The problem with squeezing blackheads is that you usually miss. All you manage to do is to make a tiny cut in the skin next to the blackhead that gives infection a pathway into the skin. And even if you manage to remove a blackhead with your fingers or with an extraction device, an equally unsightly enlarged pore is left behind.

The way to get rid of blackheads is by using exfoliating products that contain salicylic acid, which dissolves the hardened oil that causes blemishes. The first part of the plug of oil in a pore that is dissolved is the “black” in the blackhead. Often you can see immediate improvement in your complexion, just a few minutes after you use a product like Paula’s Choice 2% Beta-Hydroxy Acid Gel for All Skin Types or the much less expensive Neutrogena Oil-Free Acne Stress Control 3-In-1 Hydrating Acne Treatment.

If you leave these products on your skin overnight, they slowly loosen whiteheads and blackheads, ⚪⚫ giving the skin time to spring back into place so they don’t leave an enlarged pore.

7. Take the easy way with acne scars.

If you have small acne scars (less than 1/4″ or 6 mm deep and less than 1/4″ or 6 mm across), there are several non-surgical, non-medical treatments that help them slowly fade away.

Silicone sheets can be applied to raised acne scars. Fitting the skin like a bandage, they stretch the skin around a scar so that the collagen fibers holding it in place break down. The skin allows oxygen but not water to travel to the skin so bacteria won’t grow but the skin won’t shrivel like a prune from excessive hydration.

It may take as long as 90 days to smooth out a small scar. You can take the silicone sheet off for a few hours at a time for photos or special occasions.

Microdermabrasion wears away the edges of indented scars.

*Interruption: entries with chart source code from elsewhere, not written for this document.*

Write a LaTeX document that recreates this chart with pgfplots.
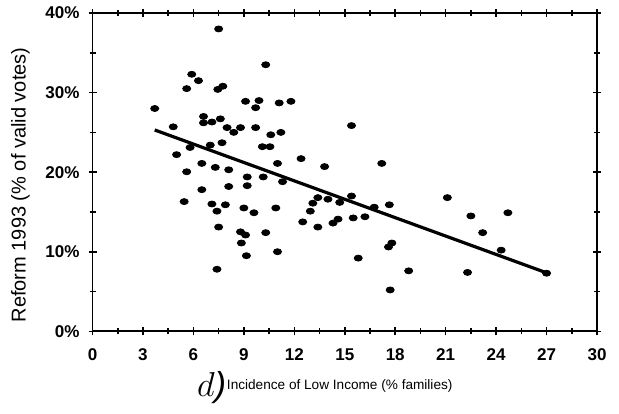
\documentclass[border=0pt]{standalone}
\usepackage{pgfplots}
\pgfplotsset{compat=1.18}
\usepackage{fontspec}
\setmainfont{Liberation Sans}
\begin{document}
\begin{tikzpicture}
\begin{axis}[
  scale only axis,
  width=252pt, height=159pt,
  xmin=0, xmax=30, ymin=0, ymax=40,
  xtick={0,3,...,30},
  ytick={0,10,20,30,40},
  yticklabels={0\%,10\%,20\%,30\%,40\%},
  minor x tick num=1,
  minor y tick num=1,
  tick align=center,
  major tick length=4pt,
  minor tick length=3pt,
  tick style={black, line width=0.8pt},
  axis line style={black, line width=0.9pt},
  /pgf/number format/assume math mode=true,
  ticklabel style={font=\fontsize{8.5}{9}\selectfont\bfseries},
  xticklabel style={yshift=-3pt},
  yticklabel style={xshift=-1pt},
  ylabel={Reform 1993 (\% of valid votes)},
  ylabel style={at={(axis description cs:-0.143,0.46)}, anchor=center, font=\fontsize{10}{12}\selectfont},
  xlabel={Incidence of Low Income (\% families)},
  xlabel style={at={(axis description cs:0.49,-0.173)}, anchor=center, font=\fontsize{6.8}{8}\selectfont},
  clip=false,
]
\addplot[only marks, mark=*, mark size=1.5pt, mark options={xscale=1.35, fill=black, draw=black}] coordinates {
(7.5,38.0) (10.3,33.5) (5.9,32.3) (6.3,31.5) (5.6,30.5) (7.45,30.4) (7.75,30.8)
(3.7,28.0) (9.1,28.9) (9.9,29.0) (9.7,28.1) (11.1,28.7) (11.8,28.9)
(6.6,27.0) (6.6,26.2) (7.1,26.3) (7.6,26.7) (4.8,25.7) (8.0,25.6) (8.4,25.0)
(8.8,25.6) (9.7,25.6) (10.6,24.7) (11.2,25.0) (15.4,25.85)
(7.7,23.7) (10.1,23.2) (10.55,23.2) (5.8,23.1) (7.0,23.4) (5.0,22.2)
(6.5,21.1) (7.3,20.6) (8.1,20.3) (5.6,20.05) (9.2,19.4) (10.15,19.4) (11.0,21.1)
(9.2,18.3) (8.1,18.2) (6.5,17.8) (5.45,16.3) (7.1,16.0) (7.9,15.9) (7.4,15.1)
(9.0,15.5) (9.6,14.9) (10.9,15.5) (7.5,13.1) (8.8,12.5) (9.1,12.1) (10.3,12.4)
(8.85,11.1) (9.15,9.5) (11.0,10.0) (7.4,7.8)
(12.4,21.7) (13.8,20.7) (17.2,21.1) (11.3,18.8) (13.4,16.8) (14.0,16.6) (14.7,16.2)
(15.4,17.0) (13.1,16.1) (12.95,15.1) (16.75,15.6) (17.65,15.9) (21.1,16.8)
(15.5,14.25) (16.2,14.4) (14.3,13.6) (14.6,14.1) (12.5,13.75) (13.4,13.1)
(22.5,14.5) (24.7,14.9) (23.2,12.4) (17.8,11.1) (17.6,10.6) (24.3,10.2)
(15.8,9.2) (18.8,7.6) (22.3,7.4) (27.0,7.3) (17.7,5.2)
};
\addplot[black, line width=1.6pt] coordinates {(3.7,25.3) (27,7.35)};
\node[anchor=center, font=\LARGE\itshape\rmfamily] at (axis description cs:0.236,-0.178) {$d$)};
\path (axis description cs:-0.1834,-0.2579) rectangle (axis description cs:1.0436,1.0409);
\end{axis}
\end{tikzpicture}
\end{document}
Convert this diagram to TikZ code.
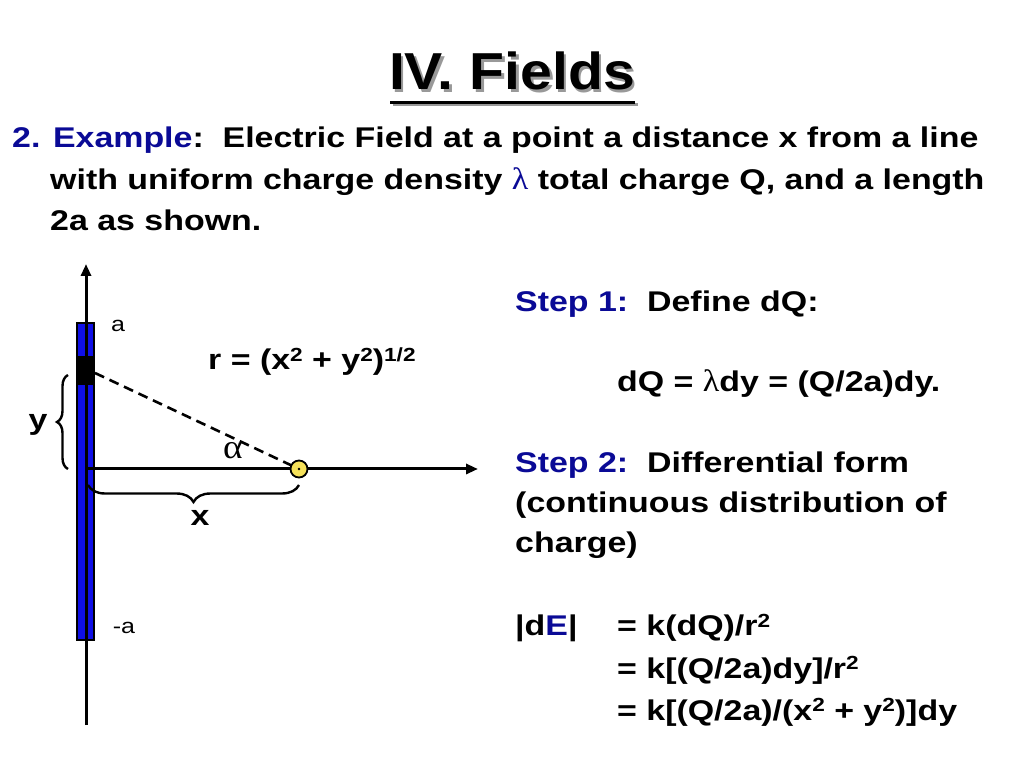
\documentclass[tikz,border=0pt]{standalone}
\usepackage{fontspec}
\setmainfont{Liberation Sans}[FakeStretch=1.19]
\newfontfamily\titlef{Liberation Sans}[FakeStretch=1.1]
\newfontfamily\symf{Liberation Serif}[FakeStretch=1.1]
\usetikzlibrary{arrows.meta,decorations.pathreplacing}
\definecolor{navy}{RGB}{10,10,150}
\definecolor{rodblue}{RGB}{15,15,230}
\definecolor{ptyellow}{RGB}{245,225,90}
\newcommand{\sups}[1]{\raisebox{0.55ex}{\fontsize{19}{19}\selectfont #1}}
\begin{document}
\begin{tikzpicture}[x=1pt,y=1pt,
  body/.style={anchor=base west,inner sep=0pt,font=\fontsize{28.5}{41}\selectfont\bfseries},
  small/.style={inner sep=0pt,font=\fontsize{21}{22}\selectfont},
  axisline/.style={line width=3pt,-{Triangle[length=12pt,width=10pt]}},
  bracestyle/.style={line width=2.4pt,decorate}]
\useasboundingbox (0,0) rectangle (1024,768);
\fill[white] (0,0) rectangle (1024,768);
% title with shadow
\fill[black!40] (392.5,661.5) rectangle (637.5,664.5);
\node[anchor=base,inner sep=0pt,font=\fontsize{52}{60}\selectfont\titlef\bfseries] (title) at (512,678) {\rlap{\hspace{2.5pt}\raisebox{-2.5pt}{\textcolor{black!40}{IV. Fields}}}IV. Fields};
\fill[black] (390,664) rectangle (635,667);
% header text
\node[body] (l1) at (12,620) {\textcolor{navy}{2. Example}:\ \ Electric Field at a point a distance x from a line};
\node[body] (l2) at (50,578) {with uniform charge density \textcolor{navy}{{\symf\mdseries\fontsize{31}{31}\selectfont λ}} total charge Q, and a length};
\node[body] (l3) at (50,537) {2a as shown.};
% rod
\filldraw[fill=rodblue,draw=black,line width=2.2pt] (77,445) rectangle (94,128);
\filldraw[fill=black,draw=black,line width=2.2pt] (77,411) rectangle (94,384);
\coordinate (rodtop) at (86,504);
\coordinate (rodbot) at (86,43);
\coordinate (origin) at (86,299);
\coordinate (xtip) at (478,299);
\coordinate (dq) at (95,395);
\draw[axisline] (rodbot) -- (rodtop);
\draw[axisline] (origin) -- (xtip);
\draw[line width=2.6pt,dash pattern=on 10pt off 6pt] (dq) -- (299,299);
\node[circle,draw=black,line width=1.8pt,fill=ptyellow,minimum size=17pt,inner sep=0pt] (pt) at (299,299) {};
\fill[black] (pt.center) circle (1.3pt);
% braces
\coordinate (yb1) at (68,299);
\coordinate (yb2) at (68,393);
\draw[bracestyle,decoration={brace,amplitude=11pt}] (yb1) -- (yb2);
\coordinate (xb1) at (299,283);
\coordinate (xb2) at (88,283);
\draw[bracestyle,decoration={brace,amplitude=17pt}] (xb1) -- (xb2);
% labels
\node[font=\fontsize{28.5}{30}\selectfont\bfseries,inner sep=0pt] (ylab) at (38,343) {y};
\node[font=\fontsize{28.5}{30}\selectfont\bfseries,inner sep=0pt] (xlab) at (200,250) {x};
\node[small] (alab) at (118,442) {a};
\node[small] (malab) at (124,140) {-a};
\node[body] (rlab) at (208,398) {r = (x\sups{2} + y\sups{2})\sups{1/2}};
\node[inner sep=0pt,font=\fontsize{34}{34}\selectfont\symf] (alpha) at (233,317) {α};
% right column
\node[body] (s1) at (515,456) {\textcolor{navy}{Step 1:}\ \ Define dQ:};
\node[body] (dqeq) at (617,376) {dQ = {\symf\mdseries\fontsize{31}{31}\selectfont λ}dy = (Q/2a)dy.};
\node[body] (s2) at (515,295) {\textcolor{navy}{Step 2:}\ \ Differential form};
\node[body] (s2b) at (515,255) {(continuous distribution of};
\node[body] (s2c) at (515,215) {charge)};
\node[body] (de) at (515,132) {|d\textcolor{navy}{E}|};
\node[body] (e1) at (617,132) {= k(dQ)/r\sups{2}};
\node[body] (e2) at (617,90) {= k[(Q/2a)dy]/r\sups{2}};
\node[body] (e3) at (617,48) {= k[(Q/2a)/(x\sups{2} + y\sups{2})]dy};
\end{tikzpicture}
\end{document}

Microdermabrasion is done with a polyethylene microdermabrasion cloth or with a microdermabrasion gel that you rub on your skin. Corundum crystals, used in Exposed Skin Care’s Microderm Scrub, are less irritating that the aluminum oxide crystals used in most other microdermabrasion products. Getting rid of acne scars is a slow process, but you will usually see results on small scars in 🗓️ 30 days or less.